Что же касается болгарской армии, то ее главной целью было отрезать третью турецкую армию в Македонии от второй, защищающей подступы к Стамбулу, а также занять ключевые пункты, которыми являлись Салоники и Скопье. При этом сербы, целью которых на первом этапе была Косово и Митохия, должны были присоединиться к болгарскому наступлению на сутки позже. Первые же бои показали туркам, что болгарская армия значительно опаснее болгарских же четников. Да, на ее вооружении почти не было специальных горных пушек, но их с успехом заменяли минометы. А если бой шел на относительно ровных участках местности, то в дело тут же вступали поставленные Россией трехдюймовки, шквалом шрапнели выкашивающие ряды турецкой пехоты. Штыковые атаки болгарской армии случались нечасто, но уж если это происходило, то турецкое подразделение истреблялось до последнего человека, пощады не было никому. К тому же нередко в самые горячие минуты боя откуда-то с тыла турецкие позиции атаковали болгарские четники, что в большинстве случаев приводило к беспорядочному отступлению или даже бегству османских солдат.

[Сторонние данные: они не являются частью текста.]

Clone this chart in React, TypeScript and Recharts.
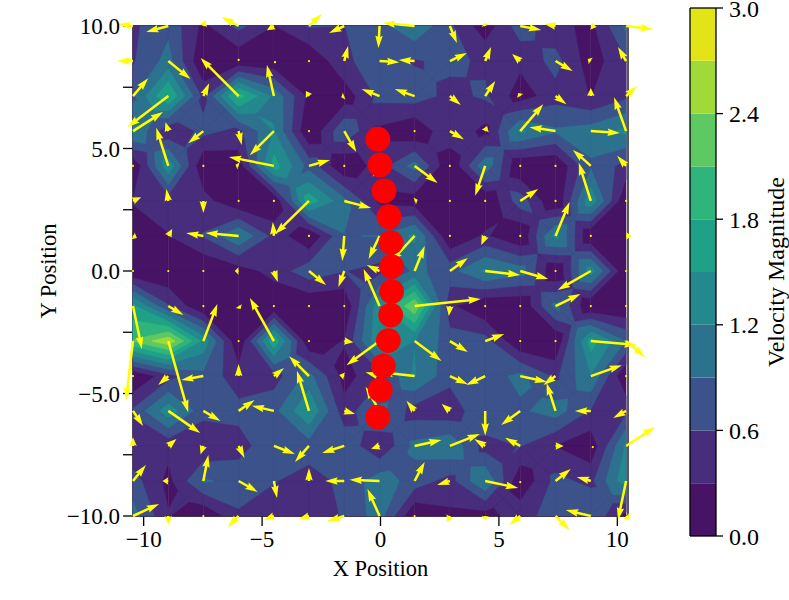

Если в Македонии наступление болгарской армии развивалось довольно быстро, имея перед собой решительные цели, то во Фракии болгарские части продвигались вперед медленно, осторожно, наощупь обходя фланги Андрианопольской группировки турецкой армии. Константинополь, если его доведется брать болгарской армии, царь Борис оставил себе на сладкое – на тот момент, когда болгарская армия полностью съест и первое, и второе блюда нынешнего банкета. После разгрома третьей турецкой армии и полного освобождения всей территории Македонии болгарское командование рассчитывало сосредоточить в восточной Фракии группировку, по силе многократно превосходящую противостоящие ей турецкие войска. А там, глядишь, и русские братушки подтянутся.